[Data records]
BEGIN

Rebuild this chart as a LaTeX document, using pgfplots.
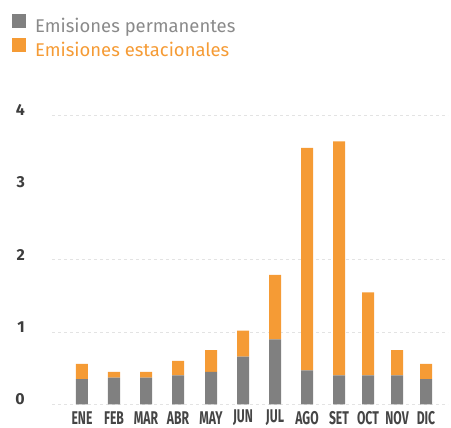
\documentclass[border=0pt]{standalone}
\usepackage{pgfplots}
\pgfplotsset{compat=1.18}
\usepackage{fontspec}
\setmainfont{Fira Sans}
\usepackage{graphicx}
\definecolor{permgray}{HTML}{808080}
\definecolor{seaorange}{HTML}{F59B35}
\definecolor{ylab}{HTML}{3D3D3D}
\definecolor{xlab}{HTML}{454545}
\definecolor{gridc}{HTML}{E3E3E3}
\definecolor{legperm}{HTML}{8A8A8A}
\newcommand{\cx}[1]{\scalebox{0.66}[1]{#1}}
\begin{document}
\begin{tikzpicture}
\useasboundingbox (-52bp,-23.7bp) rectangle (399bp,404.3bp);
\begin{axis}[
  at={(0,0)}, anchor=south west,
  scale only axis, width=396bp, height=289bp,
  ybar stacked, bar width=12bp,
  xmin=52, xmax=448, ymin=0, ymax=4,
  axis line style={draw=none},
  major tick length=0pt,
  /pgf/number format/assume math mode=true,
  xtick={82,114,146,178,211,243,275,307,339,368,397,426},
  xticklabels={\cx{ENE},\cx{FEB},\cx{MAR},\cx{ABR},\cx{MAY},\cx{JUN},\cx{JUL},\cx{AGO},\cx{SET},\cx{OCT},\cx{NOV},\cx{DIC}},
  ytick={0,1,2,3,4},
  extra y ticks={0,1,2,4},
  extra y tick labels={},
  extra y tick style={grid=major, major grid style={gridc, dash pattern=on 3bp off 3bp, line width=0.9bp}},
  yticklabel style={font=\bfseries\fontsize{16}{16}\selectfont, color=ylab, anchor=east, inner sep=0pt, xshift=-27bp, yshift=5bp},
  xticklabel style={font=\bfseries\fontsize{18.5}{18.5}\selectfont, color=xlab, anchor=center, inner sep=0pt, yshift=-13.5bp},
  legend style={at={(axis description cs:-0.101,1.3505)}, anchor=north west, draw=none, fill=none, inner sep=0pt,
    nodes={inner sep=0pt}, font=\fontsize{18.5}{18.5}\selectfont, row sep=4bp,
    /tikz/every odd column/.style={column sep=9bp}},
  legend cell align=left,
]
\addplot+[fill=permgray, draw=none, legend image code/.code={\fill[permgray] (0bp,-2bp) rectangle (14bp,12bp);}]
  coordinates {(82,0.35) (114,0.37) (146,0.37) (178,0.40) (211,0.45) (243,0.66) (275,0.90) (307,0.47) (339,0.40) (368,0.40) (397,0.40) (426,0.35)};
\addlegendentry{\textcolor{legperm}{Emisiones permanentes\vphantom{Ep}}}
\addplot+[fill=seaorange, draw=none, legend image code/.code={\fill[seaorange] (0bp,-2bp) rectangle (14bp,12bp);}]
  coordinates {(82,0.21) (114,0.08) (146,0.08) (178,0.20) (211,0.30) (243,0.36) (275,0.89) (307,3.08) (339,3.24) (368,1.15) (397,0.35) (426,0.21)};
\addlegendentry{\textcolor{seaorange}{Emisiones estacionales\vphantom{Ep}}}
\end{axis}
\end{tikzpicture}
\end{document}
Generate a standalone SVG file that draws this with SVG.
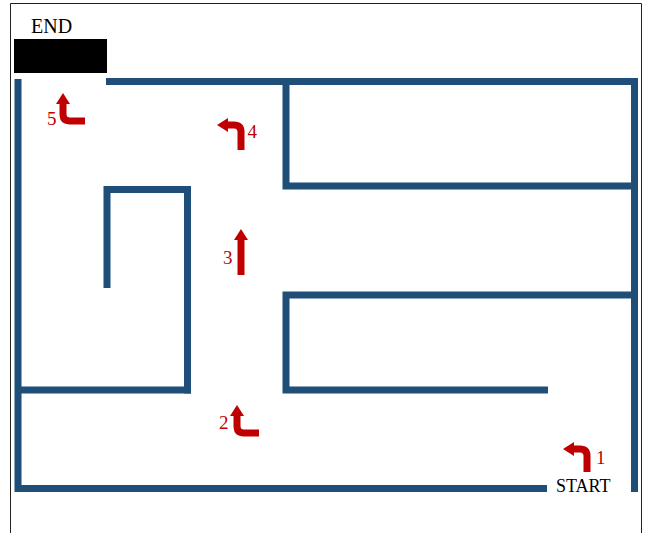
<svg xmlns="http://www.w3.org/2000/svg" width="645" height="533" viewBox="0 0 645 533">
<style>
.wall{fill:none;stroke:#1f4e79;stroke-width:7;stroke-linecap:butt;stroke-linejoin:miter}
.arrow{fill:none;stroke:#c00000;stroke-width:7;stroke-linecap:butt}
.num{font-family:"Liberation Serif","Times New Roman",serif;font-size:19px;fill:#c00000}
.lbl{font-family:"Liberation Serif","Times New Roman",serif;fill:#000}
</style>
<defs>
<marker id="head" markerUnits="userSpaceOnUse" markerWidth="12" markerHeight="15" refX="0" refY="7" orient="auto" viewBox="0 0 12 14">
<path d="M0,0 L11,7 L0,14 z" fill="#c00000"/>
</marker>
</defs>
<rect width="645" height="533" fill="#fff"/>
<path d="M10.5,533 V3.5 H641.5 V533" fill="none" stroke="#222" stroke-width="1"/>
<g id="walls">
<line class="wall" x1="106" y1="81.5" x2="638" y2="81.5"/>
<line class="wall" x1="634.5" y1="78" x2="634.5" y2="492"/>
<line class="wall" x1="18" y1="79" x2="18" y2="492"/>
<line class="wall" x1="15" y1="488.5" x2="547" y2="488.5"/>
<line class="wall" x1="15" y1="390" x2="191" y2="390"/>
<path class="wall" d="M107,288 V189.5 H187.5 V393.5"/>
<path class="wall" d="M286,81 V186 H638"/>
<path class="wall" d="M638,295 H286 V390 H548"/>
</g>
<g id="end">
<rect x="14" y="39" width="93" height="34" fill="#000"/>
<text class="lbl" x="31" y="33" font-size="20">END</text>
</g>
<g id="start">
<text class="lbl" x="556" y="491.5" font-size="18">START</text>
</g>
<g id="connectors">
<path id="arrow1" class="arrow" d="M587,472 V456 Q587,449 580,449 H574" marker-end="url(#head)"/>
<path id="arrow2" class="arrow" d="M259,433 H244 Q237,433 237,426 V416" marker-end="url(#head)"/>
<path id="arrow3" class="arrow" d="M241,275 V240" marker-end="url(#head)"/>
<path id="arrow4" class="arrow" d="M241,150 V132 Q241,125 234,125 H228" marker-end="url(#head)"/>
<path id="arrow5" class="arrow" d="M85,121 H70 Q63,121 63,114 V104" marker-end="url(#head)"/>
</g>
<g id="numbers">
<text class="num" x="596" y="463.5">1</text>
<text class="num" x="219" y="428.5">2</text>
<text class="num" x="223" y="264">3</text>
<text class="num" x="247.5" y="137.5">4</text>
<text class="num" x="47" y="125">5</text>
</g>
</svg>
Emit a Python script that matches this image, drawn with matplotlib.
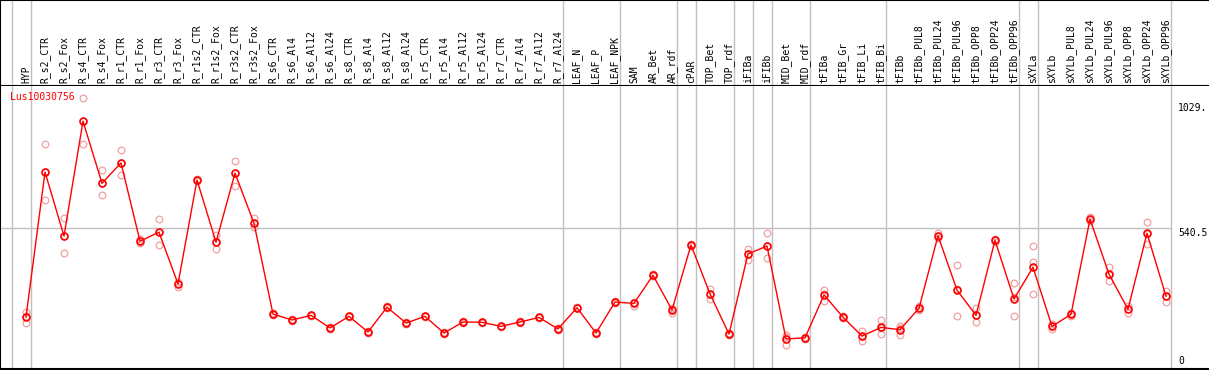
import numpy as np
import matplotlib
matplotlib.use('Agg')
import matplotlib.pyplot as plt

# column labels
labels = ['HYP', 'R_s2_CTR', 'R_s2_Fox', 'R_s4_CTR', 'R_s4_Fox', 'R_r1_CTR', 'R_r1_Fox',
          'R_r3_CTR', 'R_r3_Fox', 'R_r1s2_CTR', 'R_r1s2_Fox', 'R_r3s2_CTR', 'R_r3s2_Fox',
          'R_s6_CTR', 'R_s6_Al4', 'R_s6_Al12', 'R_s6_Al24', 'R_s8_CTR', 'R_s8_Al4',
          'R_s8_Al12', 'R_s8_Al24', 'R_r5_CTR', 'R_r5_Al4', 'R_r5_Al12', 'R_r5_Al24',
          'R_r7_CTR', 'R_r7_Al4', 'R_r7_Al12', 'R_r7_Al24', 'LEAF_N', 'LEAF_P', 'LEAF_NPK',
          'SAM', 'AR_Bet', 'AR_rdf', 'cPAR', 'TOP_Bet', 'TOP_rdf', 'iFIBa', 'iFIBb',
          'MID_Bet', 'MID_rdf', 'tFIBa', 'tFIB_Gr', 'tFIB_Li', 'tFIB_Bi', 'tFIBb',
          'tFIBb_PUL8', 'tFIBb_PUL24', 'tFIBb_PUL96', 'tFIBb_OPP8', 'tFIBb_OPP24',
          'tFIBb_OPP96', 'sXYLa', 'sXYLb', 'sXYLb_PUL8', 'sXYLb_PUL24', 'sXYLb_PUL96',
          'sXYLb_OPP8', 'sXYLb_OPP24', 'sXYLb_OPP96']

# mean expression per column
means = [192, 759, 509, 958, 715, 795, 489, 524, 322, 728, 485, 755, 559,
         204, 181, 199, 150, 195, 134, 231, 169, 195, 130, 173, 172, 156, 173, 191, 146,
         229, 130, 251, 246, 356, 220, 474, 283, 126, 439, 470, 107, 111, 279, 192, 118,
         152, 143, 227, 510, 298, 199, 492, 263, 387, 156, 203, 575, 360, 223, 520, 274]

# replicates
rep_a = [212, 869, 580, 1047, 767, 844, 496, 575, 331, 731, 513, 802, 578,
         207, 184, 202, 153, 198, 137, 234, 172, 198, 133, 176, 175, 159, 176, 194, 149,
         232, 133, 254, 253, 359, 227, 477, 301, 129, 460, 520, 122, 114, 298, 195, 137,
         181, 158, 234, 520, 395, 227, 499, 324, 470, 165, 210, 582, 387, 236, 563, 294]
rep_b = [197, 759, 509, 958, 715, 795, 489, 524, 322, 728, 485, 755, 559,
         204, 181, 199, 150, 195, 134, 231, 169, 195, 130, 173, 172, 156, 173, 191, 146,
         229, 130, 251, 246, 356, 222, 474, 283, 126, 440, 470, 115, 111, 281, 192, 120,
         148, 149, 227, 510, 304, 199, 492, 270, 408, 156, 203, 575, 358, 224, 518, 275]
rep_c = [169, 650, 443, 869, 668, 746, 482, 473, 309, 724, 460, 703, 543,
         201, 178, 196, 147, 192, 131, 228, 166, 192, 127, 170, 169, 153, 170, 188, 143,
         226, 127, 248, 236, 353, 210, 471, 262, 123, 415, 422, 84, 108, 256, 189, 98,
         127, 122, 220, 501, 195, 172, 486, 195, 283, 147, 197, 568, 335, 210, 479, 253]

# last column of each group (0 = before first column)
group_ends = [0, 1, 29, 32, 35, 36, 38, 39, 40, 42, 46, 53, 54, 61]

W, H = 1209, 370
fig = plt.figure(figsize=(W / 100, H / 100), dpi=100)
head_h = 85.7
ax_h = fig.add_axes([0, (H - head_h) / H, 1, head_h / H])
ax = fig.add_axes([0, 1 / H, 1, (369 - head_h) / H], sharex=ax_h)

x = np.arange(1, len(labels) + 1)
xlim = (-7 / 19, (W - 7) / 19)
grey = '#c0c0c0'
mono = 'DejaVu Sans Mono'

for a in (ax, ax_h):
    for g in group_ends:
        a.axvline(g + 0.25, color=grey, lw=1, zorder=0)
    a.set_xticks([])
    a.set_yticks([])
    a.spines['right'].set_visible(False)
    for s in ('left', 'top', 'bottom'):
        a.spines[s].set_color('black')
        a.spines[s].set_linewidth(1.5)
ax.spines['top'].set_visible(False)
ax_h.set_ylim(0, 1)
ax.set_xlim(*xlim)
ax.set_ylim(-10.6, 1096.6)

for i, lab in enumerate(labels):
    ax_h.text(x[i], 0.03, lab, rotation=90, ha='center', va='bottom',
              family=mono, fontsize=7, color='black')

ax.axhline(540.5, xmin=0, xmax=1170.7 / W, color=grey, lw=1, zorder=0)

# replicates
for r in (rep_a, rep_b, rep_c):
    ax.plot(x, r, 'o', ms=4.8, mfc='none', mec='#f0a0a0', mew=0.9, zorder=2)

ax.plot(x, means, '-', color='red', lw=1, zorder=3)
ax.plot(x, means, 'o', ms=5, mfc='none', mec='red', mew=1.2, zorder=4)

ax.text(10 / W, 1 - (97 - head_h) / (369 - head_h), 'Lus10030756', transform=ax.transAxes,
        ha='left', va='center', family=mono, fontsize=7, color='red')

xr = xlim[0] + (1178 / W) * (xlim[1] - xlim[0])
ax.text(xr, 1029, '1029.', ha='left', va='top', family=mono, fontsize=7)
ax.text(xr, 540.5, '540.5', ha='left', va='top', family=mono, fontsize=7)
ax.text(xr, 0, '0', ha='left', va='bottom', family=mono, fontsize=7)

fig.savefig('out.png', dpi=100)
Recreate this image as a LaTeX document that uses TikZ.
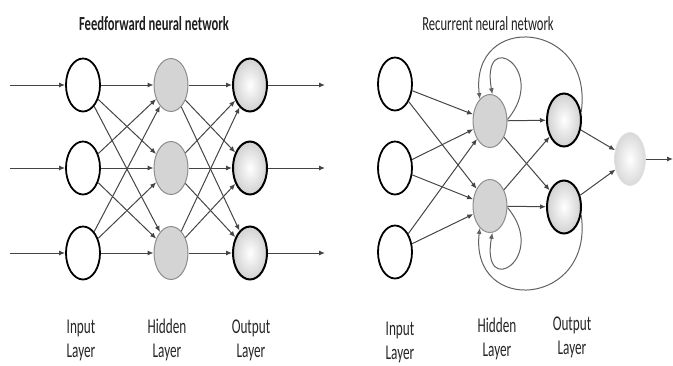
\documentclass[tikz,border=0pt]{standalone}
\usepackage{fontspec}
\setmainfont{Carlito}[FakeStretch=0.63]
\usetikzlibrary{shapes.geometric,arrows.meta}
\definecolor{linec}{HTML}{454545}
\tikzset{
  inputnode/.style={ellipse,draw=black,line width=1.8pt,fill=white,minimum width=34pt,minimum height=53pt,inner sep=0pt},
  hiddennode/.style={ellipse,draw=black!45,line width=1pt,fill=black!17,minimum width=34pt,minimum height=53pt,inner sep=0pt},
  outputnode/.style={ellipse,draw=black,line width=2pt,inner color=white,outer color=black!18,minimum width=34pt,minimum height=53pt,inner sep=0pt},
  finalnode/.style={ellipse,draw=black!12,line width=0.6pt,inner color=white,outer color=black!15,minimum width=31pt,minimum height=53pt,inner sep=0pt},
  conn/.style={draw=linec,line width=1pt,-{Latex[length=6pt,width=5pt]}},
  loopconn/.style={draw=linec!85,line width=1pt,-{Latex[length=6pt,width=5pt]}},
  titletext/.style={font=\fontsize{20}{22}\selectfont,text=black!88,anchor=base,inner sep=0pt},
  layertext/.style={font=\fontsize{21}{24}\selectfont,align=center,text=black!85,inner sep=1pt}
}
\begin{document}
\begin{tikzpicture}[x=1pt,y=-1pt]
\useasboundingbox (0,0) rectangle (673,365);
% ---------- Feedforward ----------
\node[titletext,font=\fontsize{20}{22}\selectfont\bfseries] (fft) at (154,30) {Feedforward neural network};
\foreach \i/\y in {1/85,2/168,3/253}{
  \node[inputnode] (fi\i) at (83,\y) {};
  \node[hiddennode] (fh\i) at (171,\y) {};
  \node[outputnode] (fo\i) at (250,\y) {};
  \coordinate (fs\i) at (10,\y);
  \coordinate (fe\i) at (325,\y);
}
\foreach \i in {1,2,3}{
  \draw[conn] (fs\i) -- (fi\i);
  \draw[conn] (fo\i) -- (fe\i);
  \foreach \j in {1,2,3}{
    \draw[conn] (fi\i) -- (fh\j);
    \draw[conn] (fh\i) -- (fo\j);
  }
}
\node[layertext] (fl1) at (81,340) {Input\\Layer};
\node[layertext] (fl2) at (167,340) {Hidden\\Layer};
\node[layertext] (fl3) at (251,340) {Output\\Layer};
% ---------- Recurrent ----------
\node[titletext] (rnt) at (488,30) {Recurrent neural network};
\foreach \i/\y in {1/84,2/168,3/252}{
  \node[inputnode] (ri\i) at (395,\y) {};
}
\node[hiddennode] (rh1) at (490,121) {};
\node[hiddennode] (rh2) at (490,206) {};
\node[outputnode] (ro1) at (564,120) {};
\node[outputnode] (ro2) at (564,207) {};
\node[finalnode] (rf) at (630,159) {};
\coordinate (rend) at (673,159);
\foreach \i in {1,2,3}{
  \foreach \j in {1,2}{
    \draw[conn] (ri\i) -- (rh\j);
  }
}
\foreach \i in {1,2}{
  \foreach \j in {1,2}{
    \draw[conn] (rh\i) -- (ro\j);
  }
  \draw[conn] (ro\i) -- (rf);
}
\draw[conn] (rf) -- (rend);
% recurrent loops
\draw[loopconn] (rh1.5) .. controls +(42,-50) and +(-12,-68) .. (rh1.85);
\draw[loopconn] (ro1.25) .. controls +(13,-92) and +(-10,-88) .. (rh1.115);
\draw[loopconn] (rh2.-5) .. controls +(42,50) and +(-12,68) .. (rh2.-85);
\draw[loopconn] (ro2.-25) .. controls +(13,92) and +(-10,88) .. (rh2.-115);
\node[layertext] (rl1) at (400,342) {Input\\Layer};
\node[layertext] (rl2) at (497,339) {Hidden\\Layer};
\node[layertext] (rl3) at (572,337) {Output\\Layer};
\end{tikzpicture}
\end{document}
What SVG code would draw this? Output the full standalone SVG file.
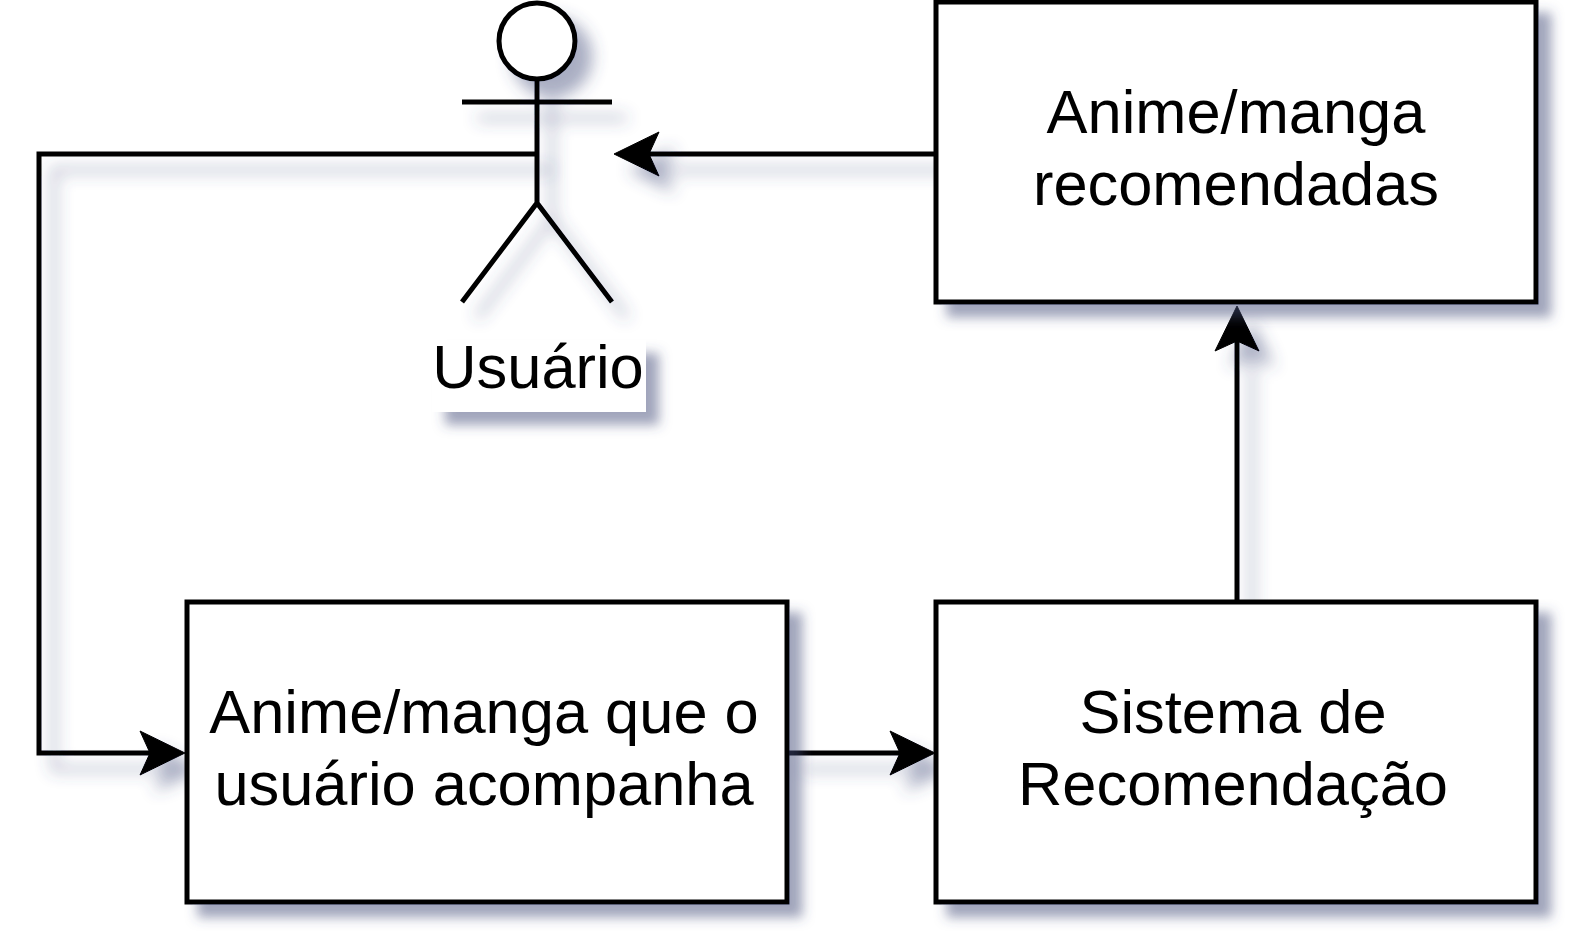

END

Exercise objective >> Leave the pictures out, then copy word for word only the lines from the one containing "Emit a Python" through the one containing "223, 520, 274]", both included.

Solution to the exercise >>
Emit a Python script that matches this image, drawn with matplotlib.
import numpy as np
import matplotlib
matplotlib.use('Agg')
import matplotlib.pyplot as plt

# column labels
labels = ['HYP', 'R_s2_CTR', 'R_s2_Fox', 'R_s4_CTR', 'R_s4_Fox', 'R_r1_CTR', 'R_r1_Fox',
          'R_r3_CTR', 'R_r3_Fox', 'R_r1s2_CTR', 'R_r1s2_Fox', 'R_r3s2_CTR', 'R_r3s2_Fox',
          'R_s6_CTR', 'R_s6_Al4', 'R_s6_Al12', 'R_s6_Al24', 'R_s8_CTR', 'R_s8_Al4',
          'R_s8_Al12', 'R_s8_Al24', 'R_r5_CTR', 'R_r5_Al4', 'R_r5_Al12', 'R_r5_Al24',
          'R_r7_CTR', 'R_r7_Al4', 'R_r7_Al12', 'R_r7_Al24', 'LEAF_N', 'LEAF_P', 'LEAF_NPK',
          'SAM', 'AR_Bet', 'AR_rdf', 'cPAR', 'TOP_Bet', 'TOP_rdf', 'iFIBa', 'iFIBb',
          'MID_Bet', 'MID_rdf', 'tFIBa', 'tFIB_Gr', 'tFIB_Li', 'tFIB_Bi', 'tFIBb',
          'tFIBb_PUL8', 'tFIBb_PUL24', 'tFIBb_PUL96', 'tFIBb_OPP8', 'tFIBb_OPP24',
          'tFIBb_OPP96', 'sXYLa', 'sXYLb', 'sXYLb_PUL8', 'sXYLb_PUL24', 'sXYLb_PUL96',
          'sXYLb_OPP8', 'sXYLb_OPP24', 'sXYLb_OPP96']

# mean expression per column
means = [192, 759, 509, 958, 715, 795, 489, 524, 322, 728, 485, 755, 559,
         204, 181, 199, 150, 195, 134, 231, 169, 195, 130, 173, 172, 156, 173, 191, 146,
         229, 130, 251, 246, 356, 220, 474, 283, 126, 439, 470, 107, 111, 279, 192, 118,
         152, 143, 227, 510, 298, 199, 492, 263, 387, 156, 203, 575, 360, 223, 520, 274]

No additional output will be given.